In chips, size matters. The size is not simply the ever-decreasing nanometerage of the wafers – where Korea and Taiwan are manufacturing kings – but also the size of the market in which they can be incubated.
Guancha added, “although the industry generally believes that China’s competitiveness is not as good as that of South Korea in terms of quality, some analysts pointed out that China’s semiconductor industry will develop rapidly under the strong support of its own government and the full fault-tolerant opportunities provided by the huge domestic market.”
Given how South Korea carefully incubated its own industrial exports in a closed, home market from the 1960s to the ’80s, those words no doubt send a shudder down the spine of Korean semiconductor executives.
And there are yet more forces at work – albeit in the West, not the East.
The US, the European Union and Japan are also eager to regain their own chipmaking bases by throwing tens of billions at the sector. This vast pool of new capital may dilute the investments made by the likes of TSMC and Samsung.
A war worth fighting
South Korea is a global leader in industries including shipbuilding and electric-vehicle batteries and is winning global kudos for its popular culture. But none of these sectors are nearly as lucrative or geopolitically significant as the semiconductor industry.
For South Korea’s economy to continue to grow and prosper in the face of a shrinking population and geopolitical uncertainties, all-out efforts to foster its chip industry are imperative.
South Korea no longer feels assured by being the dominant player only in memory. It now looks to become the dominant force across chip manufacturing, from contract manufacturing to image sensors to automotive chips. If achieved, this would mean economic prosperity for decades to come.
In May of 2021, South Korea announced a whopping $450 billion chip investment plan dubbed the “K-Semiconductor Belt Strategy” to take the nation’s chip industry to the next level. Of course, much of that capital expenditure had already been announced by industry players. Even so, the scope remains massive.
Then-president Moon Jae-in said at the time that South Korea “will solidify its position as the world’s top memory semiconductor producer and take the lead globally in [non-memory] semiconductors as well, thereby achieving the goal of becoming a comprehensive semiconductor powerhouse in 2030.”
And this kind of massive spend will have to continue. Of the three strategic industries that South Korea has chosen as its future breadwinners – non-memory semiconductors, future mobility (vehicles of all kinds) and bio-pharmaceuticals – it appears the first will soak up much of the country’s investment capital and talent.
There are, however, several stumbling blocks.
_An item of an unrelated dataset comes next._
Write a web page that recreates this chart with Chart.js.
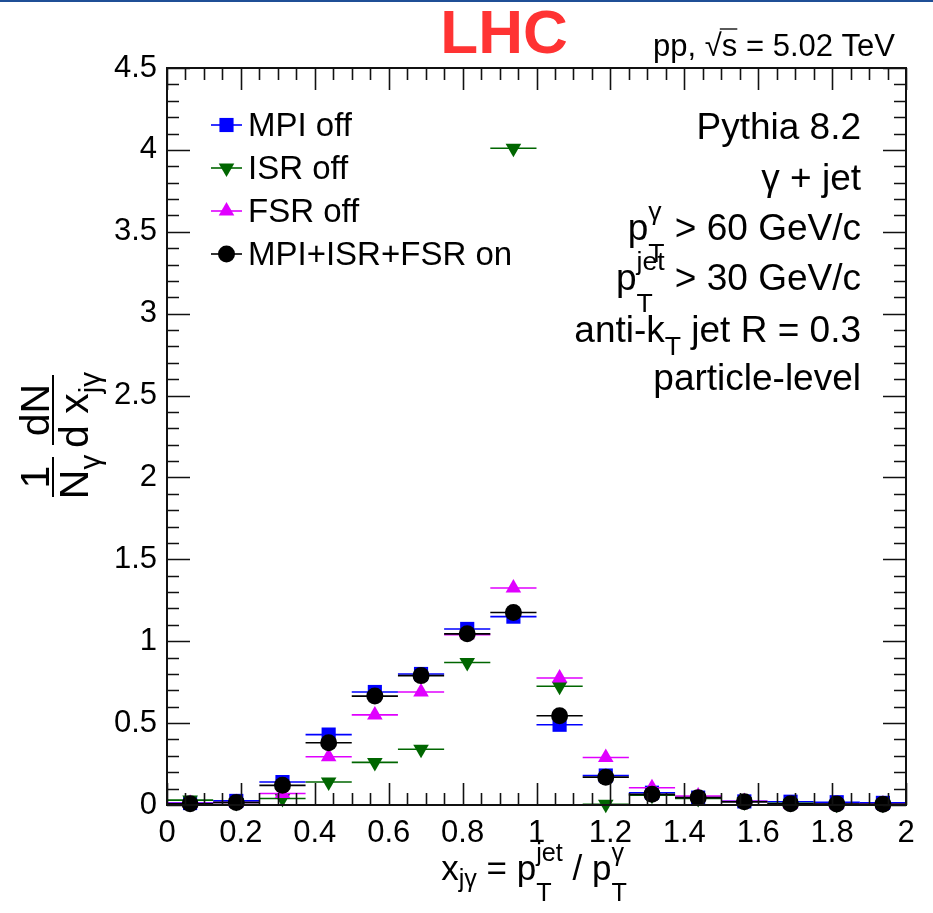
<!DOCTYPE html>
<html>
<head>
<meta charset="utf-8">
<script src="https://cdn.jsdelivr.net/npm/chart.js@4.4.1/dist/chart.umd.min.js"></script>
<style>
    html, body { margin: 0; padding: 0; background: #fff; }
    #wrap { position: relative; width: 933px; height: 913px; }
    #topRule { position: absolute; left: 0; top: 0; width: 933px; height: 2px; background: #1f4f96; }
</style>
</head>
<body>
<div id="wrap">
    <canvas id="xjgChart" width="933" height="913"></canvas>
    <div id="topRule"></div>
</div>
<script>
// x_jgamma bins (centres), width 0.125
const binCenters = [0.0625, 0.1875, 0.3125, 0.4375, 0.5625, 0.6875, 0.8125, 0.9375,
                    1.0625, 1.1875, 1.3125, 1.4375, 1.5625, 1.6875, 1.8125, 1.9375];
const binWidth = 0.125;

// 1/N dN/dx per bin
const mpiOff = [0.012, 0.025, 0.14, 0.43, 0.69, 0.80, 1.075, 1.15, 0.49, 0.18, 0.075, 0.045, 0.022, 0.02, 0.017, 0.013];
const isrOff = [0.03, 0.015, 0.04, 0.14, 0.26, 0.34, 0.87, 4.01, 0.725, 0.005, 0.06, 0.04, 0.02, 0.01, 0.005, 0.004];
const fsrOff = [0.01, 0.015, 0.07, 0.295, 0.55, 0.69, 1.04, 1.325, 0.775, 0.29, 0.105, 0.055, 0.022, 0.006, 0.005, 0.004];
const allOn  = [0.008, 0.015, 0.12, 0.38, 0.665, 0.79, 1.045, 1.175, 0.545, 0.17, 0.065, 0.045, 0.02, 0.008, 0.006, 0.005];

const xTickStep = 0.2, xMinorStep = 0.05;
const yTickStep = 0.5, yMinorStep = 0.1;

const FONT = '"Liberation Sans", Arial, Helvetica, sans-serif';
function font(px, bold) {
    return (bold ? 'bold ' : '') + px + 'px ' + FONT;
}

// tiny TLatex-like writer: parts are strings or {t, sub, sup, subDy}
function drawLatex(ctx, parts, x, y, size, align) {
    const small = size * 0.72;
    const items = [];
    let w = 0;
    for (const p of parts) {
        const o = typeof p === 'string' ? { t: p } : p;
        ctx.font = font(size);
        const mw = o.t ? ctx.measureText(o.t).width : 0;
        ctx.font = font(small);
        const sw = Math.max(o.sub ? ctx.measureText(o.sub).width : 0,
                            o.sup ? ctx.measureText(o.sup).width : 0);
        items.push({ o, mw, sw });
        w += mw + sw;
    }
    let cx = align === 'right' ? x - w : (align === 'center' ? x - w / 2 : x);
    ctx.textAlign = 'left';
    ctx.textBaseline = 'alphabetic';
    for (const it of items) {
        ctx.font = font(size);
        if (it.o.t) ctx.fillText(it.o.t, cx, y);
        cx += it.mw;
        ctx.font = font(small);
        if (it.o.sup) ctx.fillText(it.o.sup, cx, y - size * 0.55);
        if (it.o.sub) ctx.fillText(it.o.sub, cx, y + size * (it.o.subDy !== undefined ? it.o.subDy : 0.6));
        cx += it.sw;
    }
    return w;
}

const series = [
    { label: 'MPI off', data: mpiOff, color: '#0000ff', style: 'rect', radius: 10, rotation: 0, order: 3 },
    { label: 'ISR off', data: isrOff, color: '#006600', style: 'triangle', radius: 9, rotation: 180, order: 2 },
    { label: 'FSR off', data: fsrOff, color: '#e000ff', style: 'triangle', radius: 9, rotation: 0, order: 1 },
    { label: 'MPI+ISR+FSR on', data: allOn, color: '#000000', style: 'circle', radius: 8.5, rotation: 0, order: 0 }
];

// horizontal bars spanning each bin, drawn just before each dataset's markers
const binErrorBars = {
    id: 'binErrorBars',
    beforeDatasetDraw(chart, args) {
        const ctx = chart.ctx;
        const xs = chart.scales.x, ys = chart.scales.y;
        const ds = chart.data.datasets[args.index];
        ctx.save();
        ctx.strokeStyle = ds.borderColor;
        ctx.lineWidth = 1.6;
        ds.data.forEach(pt => {
            const py = ys.getPixelForValue(pt.y);
            ctx.beginPath();
            ctx.moveTo(xs.getPixelForValue(pt.x - binWidth / 2), py);
            ctx.lineTo(xs.getPixelForValue(pt.x + binWidth / 2), py);
            ctx.stroke();
        });
        ctx.restore();
    }
};

// frame with inward ticks on all four sides, titles and labels
const frameAndText = {
    id: 'frameAndText',
    afterDraw(chart) {
        const ctx = chart.ctx;
        const { left, right, top, bottom } = chart.chartArea;
        const xs = chart.scales.x, ys = chart.scales.y;
        ctx.save();
        ctx.strokeStyle = '#111';
        ctx.lineWidth = 1.6;
        ctx.beginPath();
        for (let i = 0; i * xMinorStep <= 2 + 1e-9; i++) {
            const v = i * xMinorStep;
            const px = Math.round(xs.getPixelForValue(v)) + 0.5;
            const len = (i % 4 === 0) ? 22 : 12;
            ctx.moveTo(px, bottom); ctx.lineTo(px, bottom - len);
            ctx.moveTo(px, top); ctx.lineTo(px, top + len);
        }
        for (let i = 0; i * yMinorStep <= 4.5 + 1e-9; i++) {
            const v = i * yMinorStep;
            const py = Math.round(ys.getPixelForValue(v)) + 0.5;
            const len = (i % 5 === 0) ? 23 : 12;
            ctx.moveTo(left, py); ctx.lineTo(left + len, py);
            ctx.moveTo(right, py); ctx.lineTo(right - len, py);
        }
        ctx.stroke();
        ctx.lineWidth = 2;
        ctx.strokeRect(left, top, right - left, bottom - top);

        ctx.fillStyle = '#000';
        // legend
        const rows = [125, 168, 211, 254];
        series.forEach((s, i) => {
            const y = rows[i];
            ctx.strokeStyle = s.color;
            ctx.lineWidth = 1.6;
            ctx.beginPath();
            ctx.moveTo(211, y); ctx.lineTo(242, y);
            ctx.stroke();
            ctx.fillStyle = s.color;
            Chart.helpers.drawPoint(ctx, { pointStyle: s.style, radius: s.radius, rotation: s.rotation, borderWidth: 0 }, 226.5, y);
            ctx.fillStyle = '#000';
            ctx.font = font(33);
            ctx.textAlign = 'left';
            ctx.textBaseline = 'alphabetic';
            ctx.fillText(s.label, 248, y + 11);
        });

        // generator / selection block
        const rx = 861;
        drawLatex(ctx, ['Pythia 8.2'], rx, 139, 37, 'right');
        drawLatex(ctx, ['\u03b3 + jet'], rx, 190, 37, 'right');
        drawLatex(ctx, [{ t: 'p', sup: '\u03b3', sub: 'T' }, ' > 60 GeV/c'], rx, 240, 37, 'right');
        drawLatex(ctx, [{ t: 'p', sup: 'jet', sub: 'T' }, ' > 30 GeV/c'], rx, 290, 37, 'right');
        drawLatex(ctx, [{ t: 'anti-k', sub: 'T', subDy: 0.36 }, ' jet R = 0.3'], rx, 342, 37, 'right');
        drawLatex(ctx, ['particle-level'], rx, 390, 37, 'right');

        // header
        ctx.fillStyle = '#ff3333';
        ctx.font = font(62, true);
        ctx.textAlign = 'center';
        ctx.fillText('LHC', 504, 53);

        ctx.fillStyle = '#000';
        ctx.textAlign = 'left';
        ctx.font = font(31);
        const parts = ['pp, ', '\u221a', 's', ' = 5.02 TeV'];
        const widths = parts.map(t => ctx.measureText(t).width);
        let hx = 895 - widths.reduce((a, b) => a + b, 0);
        parts.forEach((t, i) => {
            ctx.fillText(t, hx, 56);
            if (t === 's') {
                ctx.strokeStyle = '#000';
                ctx.lineWidth = 1.3;
                ctx.beginPath();
                ctx.moveTo(hx - 2, 29); ctx.lineTo(hx + widths[i], 29);
                ctx.stroke();
            }
            hx += widths[i];
        });

        // x axis title
        drawLatex(ctx, [{ t: 'x', sub: 'j\u03b3', subDy: 0.2 }, ' = ', { t: 'p', sup: 'jet', sub: 'T' }, ' / ', { t: 'p', sup: '\u03b3', sub: 'T' }],
                  534, 880, 35, 'center');

        // y axis title, two stacked fractions, rotated
        ctx.translate(53, 435);
        ctx.rotate(-Math.PI / 2);
        ctx.fillRect(-62, -1, 40, 2);
        ctx.fillRect(-10, -1, 70, 2);
        drawLatex(ctx, ['1'], -42, -4, 41, 'center');
        drawLatex(ctx, [{ t: 'N', sub: '\u03b3', subDy: 0.3 }], -42, 35, 41, 'center');
        drawLatex(ctx, ['dN'], 25, -4, 41, 'center');
        drawLatex(ctx, [{ t: 'd x', sub: 'j\u03b3', subDy: 0.3 }], 25, 35, 41, 'center');
        ctx.restore();
    }
};

function initXjgChart() {
    const ctx = document.getElementById('xjgChart').getContext('2d');
    const datasets = series.map(s => ({
        label: s.label,
        data: binCenters.map((x, i) => ({ x: x, y: s.data[i] })),
        borderColor: s.color,
        backgroundColor: s.color,
        pointStyle: s.style,
        pointRadius: s.radius,
        pointRotation: s.rotation,
        pointBorderWidth: 0,
        showLine: false,
        clip: false,
        order: s.order
    }));

    new Chart(ctx, {
        type: 'scatter',
        data: { datasets: datasets },
        options: {
            responsive: false,
            animation: false,
            events: [],
            layout: { padding: { left: 0, right: 27, top: 68, bottom: 0 } },
            plugins: {
                legend: { display: false },
                tooltip: { enabled: false }
            },
            scales: {
                x: {
                    type: 'linear',
                    min: 0,
                    max: 2,
                    afterFit: scale => { scale.height = 108; },
                    grid: { display: false, drawTicks: false },
                    border: { display: false },
                    ticks: {
                        stepSize: xTickStep,
                        autoSkip: false,
                        maxRotation: 0,
                        padding: 10,
                        color: '#000',
                        font: { family: FONT, size: 31 },
                        callback: v => String(parseFloat(v.toFixed(2)))
                    }
                },
                y: {
                    type: 'linear',
                    min: 0,
                    max: 4.5,
                    afterFit: scale => { scale.width = 167; },
                    grid: { display: false, drawTicks: false },
                    border: { display: false },
                    ticks: {
                        stepSize: yTickStep,
                        autoSkip: false,
                        padding: 10,
                        color: '#000',
                        font: { family: FONT, size: 31 },
                        callback: v => String(parseFloat(v.toFixed(2)))
                    }
                }
            }
        },
        plugins: [binErrorBars, frameAndText]
    });
}

document.addEventListener('DOMContentLoaded', () => {
    initXjgChart();
});
</script>
</body>
</html>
The biggest hindrance may be South Korea’s regulators. Bureaucracy on both the local and national levels, increasing environmental regulation and local residents’ pushback and real-estate opportunism all make doing business in Korea difficult – even for companies that are global champions.
Case in point? After the announcement of Samsung’s new chip-making complex in Pyeongtaek, the largest in the world, it took the company nearly five years to begin construction.
Compare this with rival countries in the industry, where the time gap between announcement and construction may be only a matter of months.
The pro-business Yoon Suk-yeol administration, which came into office in May, is determined to expedite processes and encourage investment by cutting red tape. South Korea’s battery, display and bio industries are anticipating similar benefits.
But there are business people who will say roll their eyes and say they have heard the “slashing red tape” mantra many times before.
It is impossible to say how long South Korea can maintain its position at the pinnacle of the chip industry. But with national economic prosperity and prestige on the line, it will compete like never before – and Gyeonggi province will be at the heart of it.